Create the 'sample' table in the GeoTox database.
Details
The 'sample' table consists of individual characteristics and location information. At a minimum, it must contain columns with information on age, weight category, and location identifier(s).
When the df input contains information on age or weight category, the
column names must be "age" and "weight", respectively. The location input
(default "FIPS") can be a named vector to specify multiple identifier columns
in df. For example, location = c(FIPS = "FIPS", state = "ST") would
indicate that df contains both FIPS codes and state identifiers for
locations. The location column(s) will be added to the 'location' table and
replaced with a corresponding "location_id" column in the 'sample' table. The
state = "ST" part in the example above would rename the "ST" column in df
to "state" in the 'location' table.
There are several other functions that can be used to create or add to the
'sample' table: simulate_age() to generate age data, simulate_obesity()

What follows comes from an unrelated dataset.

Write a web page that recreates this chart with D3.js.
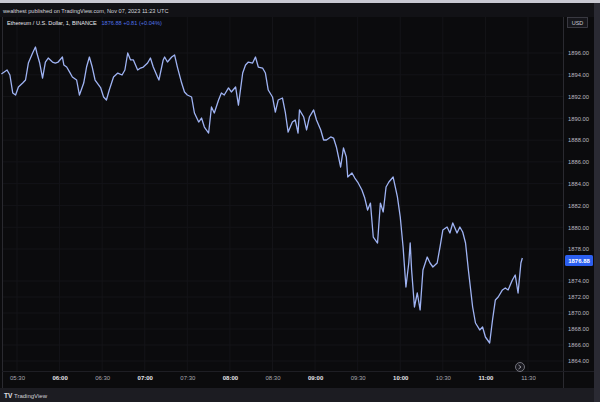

to generate weight category data, and simulate_population(), which is a
wrapper function that can generate both age and weight category data along
with other fields. set_sample() can be used in combination with these
functions to first set some known sample data, e.g. age, and then simulate
any missing fields, e.g. weight category.
If overwrite = TRUE, any existing 'concentration' and 'risk' tables will be
dropped before creating the 'sample' table. This is because the existing
concentration and risk data would no longer be valid for the new sample data.
Further downstream tables are not dropped automatically, but can be updated
during subsequent simulation and analysis steps.
Examples
# Example sample data
sample_df <- tibble::tribble(
~FIPS, ~age, ~weight,
10000, 25, "Normal",
10000, 35, "Obese",
20000, 50, "Normal"
)
# Set sample data
GT <- GeoTox() |> set_sample(sample_df)
# Open a connection to GeoTox database
con <- get_con(GT)
# Look at created tables
dplyr::tbl(con, "sample") |> dplyr::collect()
#> # A tibble: 3 × 4
#> id location_id age weight
#> <int> <int> <dbl> <chr>
#> 1 1 1 25 Normal
#> 2 2 1 35 Obese
#> 3 3 2 50 Normal
dplyr::tbl(con, "location") |> dplyr::collect()
#> # A tibble: 2 × 2
#> id FIPS
#> <int> <dbl>
#> 1 1 10000
#> 2 2 20000
# Clean up example
DBI::dbDisconnect(con)
file.remove(GT$db_info$dbdir)
#> [1] TRUE